Aim:
Write every line of the material out exactly as shown.

»»

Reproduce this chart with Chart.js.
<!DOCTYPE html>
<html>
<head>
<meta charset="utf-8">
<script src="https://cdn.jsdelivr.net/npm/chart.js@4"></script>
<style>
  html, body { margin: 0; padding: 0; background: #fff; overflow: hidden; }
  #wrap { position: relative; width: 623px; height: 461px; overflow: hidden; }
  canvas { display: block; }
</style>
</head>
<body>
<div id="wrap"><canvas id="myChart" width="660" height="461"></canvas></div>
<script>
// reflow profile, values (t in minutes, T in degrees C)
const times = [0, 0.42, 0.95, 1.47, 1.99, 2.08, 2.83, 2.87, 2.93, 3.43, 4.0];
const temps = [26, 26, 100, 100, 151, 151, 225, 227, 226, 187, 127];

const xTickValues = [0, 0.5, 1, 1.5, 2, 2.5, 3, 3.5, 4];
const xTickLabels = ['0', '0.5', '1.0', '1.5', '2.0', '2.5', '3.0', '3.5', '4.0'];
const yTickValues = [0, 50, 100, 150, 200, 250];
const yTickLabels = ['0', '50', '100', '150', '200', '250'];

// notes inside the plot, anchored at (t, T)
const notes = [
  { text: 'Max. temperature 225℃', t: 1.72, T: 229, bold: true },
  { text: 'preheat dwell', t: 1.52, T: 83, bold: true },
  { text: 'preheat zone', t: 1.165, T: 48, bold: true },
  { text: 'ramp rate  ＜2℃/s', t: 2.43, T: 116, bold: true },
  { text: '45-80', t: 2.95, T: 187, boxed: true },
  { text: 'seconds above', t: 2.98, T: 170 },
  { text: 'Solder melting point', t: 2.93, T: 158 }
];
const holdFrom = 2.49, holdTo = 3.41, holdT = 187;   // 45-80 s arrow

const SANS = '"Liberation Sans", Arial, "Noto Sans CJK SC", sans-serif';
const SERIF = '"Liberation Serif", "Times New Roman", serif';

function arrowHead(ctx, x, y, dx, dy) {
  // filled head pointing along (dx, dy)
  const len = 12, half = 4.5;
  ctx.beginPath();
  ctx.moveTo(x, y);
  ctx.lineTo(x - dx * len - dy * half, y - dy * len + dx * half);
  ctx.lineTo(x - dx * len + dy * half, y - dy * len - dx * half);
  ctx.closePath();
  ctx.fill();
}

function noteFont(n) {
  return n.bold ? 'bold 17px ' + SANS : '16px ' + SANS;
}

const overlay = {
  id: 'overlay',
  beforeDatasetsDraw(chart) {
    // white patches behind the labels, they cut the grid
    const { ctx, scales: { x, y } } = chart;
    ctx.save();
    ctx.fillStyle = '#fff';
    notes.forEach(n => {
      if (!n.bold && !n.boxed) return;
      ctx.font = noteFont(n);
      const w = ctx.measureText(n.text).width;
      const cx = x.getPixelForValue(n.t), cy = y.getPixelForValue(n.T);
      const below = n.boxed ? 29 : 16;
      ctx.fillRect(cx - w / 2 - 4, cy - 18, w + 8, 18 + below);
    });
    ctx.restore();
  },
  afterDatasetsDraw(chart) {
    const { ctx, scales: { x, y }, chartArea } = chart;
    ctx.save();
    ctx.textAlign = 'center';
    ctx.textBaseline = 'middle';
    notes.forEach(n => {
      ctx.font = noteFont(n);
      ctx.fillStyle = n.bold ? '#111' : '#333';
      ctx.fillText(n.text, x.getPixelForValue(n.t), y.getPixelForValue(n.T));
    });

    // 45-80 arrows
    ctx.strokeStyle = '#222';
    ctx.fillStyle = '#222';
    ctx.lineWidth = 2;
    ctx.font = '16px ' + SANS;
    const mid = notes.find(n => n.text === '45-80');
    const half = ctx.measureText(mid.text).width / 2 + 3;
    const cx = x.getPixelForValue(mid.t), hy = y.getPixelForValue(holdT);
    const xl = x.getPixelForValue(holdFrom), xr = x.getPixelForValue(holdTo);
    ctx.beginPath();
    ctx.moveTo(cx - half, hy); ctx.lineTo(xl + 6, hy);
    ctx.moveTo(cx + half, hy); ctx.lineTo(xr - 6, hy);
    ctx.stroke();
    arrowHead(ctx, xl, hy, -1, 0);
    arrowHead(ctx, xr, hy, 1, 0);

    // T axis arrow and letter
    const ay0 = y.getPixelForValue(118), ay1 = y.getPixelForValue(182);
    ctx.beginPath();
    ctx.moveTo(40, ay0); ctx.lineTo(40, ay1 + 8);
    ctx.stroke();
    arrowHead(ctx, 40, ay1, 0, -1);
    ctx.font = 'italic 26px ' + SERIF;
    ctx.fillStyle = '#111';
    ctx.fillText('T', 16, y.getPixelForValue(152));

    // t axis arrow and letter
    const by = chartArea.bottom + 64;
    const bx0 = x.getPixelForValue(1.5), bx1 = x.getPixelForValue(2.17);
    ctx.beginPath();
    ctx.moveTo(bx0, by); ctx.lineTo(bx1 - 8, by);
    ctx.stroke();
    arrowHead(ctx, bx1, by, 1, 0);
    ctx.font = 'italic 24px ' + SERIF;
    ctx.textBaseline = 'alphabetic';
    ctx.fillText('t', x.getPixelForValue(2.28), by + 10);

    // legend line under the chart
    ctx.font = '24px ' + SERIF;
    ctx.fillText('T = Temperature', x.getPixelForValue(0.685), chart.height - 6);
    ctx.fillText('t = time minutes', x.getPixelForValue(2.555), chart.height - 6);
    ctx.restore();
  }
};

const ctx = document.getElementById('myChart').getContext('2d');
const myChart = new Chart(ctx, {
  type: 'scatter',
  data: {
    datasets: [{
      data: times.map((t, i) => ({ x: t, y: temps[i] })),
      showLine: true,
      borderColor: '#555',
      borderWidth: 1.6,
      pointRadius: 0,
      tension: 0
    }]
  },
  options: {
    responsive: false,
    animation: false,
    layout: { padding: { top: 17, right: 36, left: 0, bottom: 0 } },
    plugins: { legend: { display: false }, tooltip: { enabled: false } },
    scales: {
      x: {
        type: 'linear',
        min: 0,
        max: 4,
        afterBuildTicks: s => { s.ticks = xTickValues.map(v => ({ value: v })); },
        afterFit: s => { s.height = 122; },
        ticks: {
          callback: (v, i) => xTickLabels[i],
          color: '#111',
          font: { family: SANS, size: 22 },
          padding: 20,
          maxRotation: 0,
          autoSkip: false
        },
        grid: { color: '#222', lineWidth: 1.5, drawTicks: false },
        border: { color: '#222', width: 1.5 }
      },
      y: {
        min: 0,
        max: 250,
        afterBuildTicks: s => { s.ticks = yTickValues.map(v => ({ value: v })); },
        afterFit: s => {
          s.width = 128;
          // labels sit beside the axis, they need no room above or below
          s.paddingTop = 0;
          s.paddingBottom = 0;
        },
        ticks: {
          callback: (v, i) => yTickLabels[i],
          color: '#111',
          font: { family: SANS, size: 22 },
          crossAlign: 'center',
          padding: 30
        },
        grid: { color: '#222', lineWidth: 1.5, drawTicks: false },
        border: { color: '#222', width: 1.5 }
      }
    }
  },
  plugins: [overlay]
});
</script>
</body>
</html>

««

The response:
Reproduce this chart with Chart.js.
<!DOCTYPE html>
<html>
<head>
<meta charset="utf-8">
<script src="https://cdn.jsdelivr.net/npm/chart.js@4"></script>
<style>
  html, body { margin: 0; padding: 0; background: #fff; overflow: hidden; }
  #wrap { position: relative; width: 623px; height: 461px; overflow: hidden; }
  canvas { display: block; }
</style>
</head>
<body>
<div id="wrap"><canvas id="myChart" width="660" height="461"></canvas></div>
<script>
// reflow profile, values (t in minutes, T in degrees C)
const times = [0, 0.42, 0.95, 1.47, 1.99, 2.08, 2.83, 2.87, 2.93, 3.43, 4.0];
const temps = [26, 26, 100, 100, 151, 151, 225, 227, 226, 187, 127];

const xTickValues = [0, 0.5, 1, 1.5, 2, 2.5, 3, 3.5, 4];
const xTickLabels = ['0', '0.5', '1.0', '1.5', '2.0', '2.5', '3.0', '3.5', '4.0'];
const yTickValues = [0, 50, 100, 150, 200, 250];
const yTickLabels = ['0', '50', '100', '150', '200', '250'];

// notes inside the plot, anchored at (t, T)
const notes = [
  { text: 'Max. temperature 225℃', t: 1.72, T: 229, bold: true },
  { text: 'preheat dwell', t: 1.52, T: 83, bold: true },
  { text: 'preheat zone', t: 1.165, T: 48, bold: true },
  { text: 'ramp rate  ＜2℃/s', t: 2.43, T: 116, bold: true },
  { text: '45-80', t: 2.95, T: 187, boxed: true },
  { text: 'seconds above', t: 2.98, T: 170 },
  { text: 'Solder melting point', t: 2.93, T: 158 }
];
const holdFrom = 2.49, holdTo = 3.41, holdT = 187;   // 45-80 s arrow

const SANS = '"Liberation Sans", Arial, "Noto Sans CJK SC", sans-serif';
const SERIF = '"Liberation Serif", "Times New Roman", serif';

function arrowHead(ctx, x, y, dx, dy) {
  // filled head pointing along (dx, dy)
  const len = 12, half = 4.5;
  ctx.beginPath();
  ctx.moveTo(x, y);
  ctx.lineTo(x - dx * len - dy * half, y - dy * len + dx * half);
  ctx.lineTo(x - dx * len + dy * half, y - dy * len - dx * half);
  ctx.closePath();
  ctx.fill();
}

function noteFont(n) {
  return n.bold ? 'bold 17px ' + SANS : '16px ' + SANS;
}

const overlay = {
  id: 'overlay',
  beforeDatasetsDraw(chart) {
    // white patches behind the labels, they cut the grid
    const { ctx, scales: { x, y } } = chart;
    ctx.save();
    ctx.fillStyle = '#fff';
    notes.forEach(n => {
      if (!n.bold && !n.boxed) return;
      ctx.font = noteFont(n);
      const w = ctx.measureText(n.text).width;
      const cx = x.getPixelForValue(n.t), cy = y.getPixelForValue(n.T);
      const below = n.boxed ? 29 : 16;
      ctx.fillRect(cx - w / 2 - 4, cy - 18, w + 8, 18 + below);
    });
    ctx.restore();
  },
  afterDatasetsDraw(chart) {
    const { ctx, scales: { x, y }, chartArea } = chart;
    ctx.save();
    ctx.textAlign = 'center';
    ctx.textBaseline = 'middle';
    notes.forEach(n => {
      ctx.font = noteFont(n);
      ctx.fillStyle = n.bold ? '#111' : '#333';
      ctx.fillText(n.text, x.getPixelForValue(n.t), y.getPixelForValue(n.T));
    });

    // 45-80 arrows
    ctx.strokeStyle = '#222';
    ctx.fillStyle = '#222';
    ctx.lineWidth = 2;
    ctx.font = '16px ' + SANS;
    const mid = notes.find(n => n.text === '45-80');
    const half = ctx.measureText(mid.text).width / 2 + 3;
    const cx = x.getPixelForValue(mid.t), hy = y.getPixelForValue(holdT);
    const xl = x.getPixelForValue(holdFrom), xr = x.getPixelForValue(holdTo);
    ctx.beginPath();
    ctx.moveTo(cx - half, hy); ctx.lineTo(xl + 6, hy);
    ctx.moveTo(cx + half, hy); ctx.lineTo(xr - 6, hy);
    ctx.stroke();
    arrowHead(ctx, xl, hy, -1, 0);
    arrowHead(ctx, xr, hy, 1, 0);

    // T axis arrow and letter
    const ay0 = y.getPixelForValue(118), ay1 = y.getPixelForValue(182);
    ctx.beginPath();
    ctx.moveTo(40, ay0); ctx.lineTo(40, ay1 + 8);
    ctx.stroke();
    arrowHead(ctx, 40, ay1, 0, -1);
    ctx.font = 'italic 26px ' + SERIF;
    ctx.fillStyle = '#111';
    ctx.fillText('T', 16, y.getPixelForValue(152));

    // t axis arrow and letter
    const by = chartArea.bottom + 64;
    const bx0 = x.getPixelForValue(1.5), bx1 = x.getPixelForValue(2.17);
    ctx.beginPath();
    ctx.moveTo(bx0, by); ctx.lineTo(bx1 - 8, by);
    ctx.stroke();
    arrowHead(ctx, bx1, by, 1, 0);
    ctx.font = 'italic 24px ' + SERIF;
    ctx.textBaseline = 'alphabetic';
    ctx.fillText('t', x.getPixelForValue(2.28), by + 10);

    // legend line under the chart
    ctx.font = '24px ' + SERIF;
    ctx.fillText('T = Temperature', x.getPixelForValue(0.685), chart.height - 6);
    ctx.fillText('t = time minutes', x.getPixelForValue(2.555), chart.height - 6);
    ctx.restore();
  }
};

const ctx = document.getElementById('myChart').getContext('2d');
const myChart = new Chart(ctx, {
  type: 'scatter',
  data: {
    datasets: [{
      data: times.map((t, i) => ({ x: t, y: temps[i] })),
      showLine: true,
      borderColor: '#555',
      borderWidth: 1.6,
      pointRadius: 0,
      tension: 0
    }]
  },
  options: {
    responsive: false,
    animation: false,
    layout: { padding: { top: 17, right: 36, left: 0, bottom: 0 } },
    plugins: { legend: { display: false }, tooltip: { enabled: false } },
    scales: {
      x: {
        type: 'linear',
        min: 0,
        max: 4,
        afterBuildTicks: s => { s.ticks = xTickValues.map(v => ({ value: v })); },
        afterFit: s => { s.height = 122; },
        ticks: {
          callback: (v, i) => xTickLabels[i],
          color: '#111',
          font: { family: SANS, size: 22 },
          padding: 20,
          maxRotation: 0,
          autoSkip: false
        },
        grid: { color: '#222', lineWidth: 1.5, drawTicks: false },
        border: { color: '#222', width: 1.5 }
      },
      y: {
        min: 0,
        max: 250,
        afterBuildTicks: s => { s.ticks = yTickValues.map(v => ({ value: v })); },
        afterFit: s => {
          s.width = 128;
          // labels sit beside the axis, they need no room above or below
          s.paddingTop = 0;
          s.paddingBottom = 0;
        },
        ticks: {
          callback: (v, i) => yTickLabels[i],
          color: '#111',
          font: { family: SANS, size: 22 },
          crossAlign: 'center',
          padding: 30
        },
        grid: { color: '#222', lineWidth: 1.5, drawTicks: false },
        border: { color: '#222', width: 1.5 }
      }
    }
  },
  plugins: [overlay]
});
</script>
</body>
</html>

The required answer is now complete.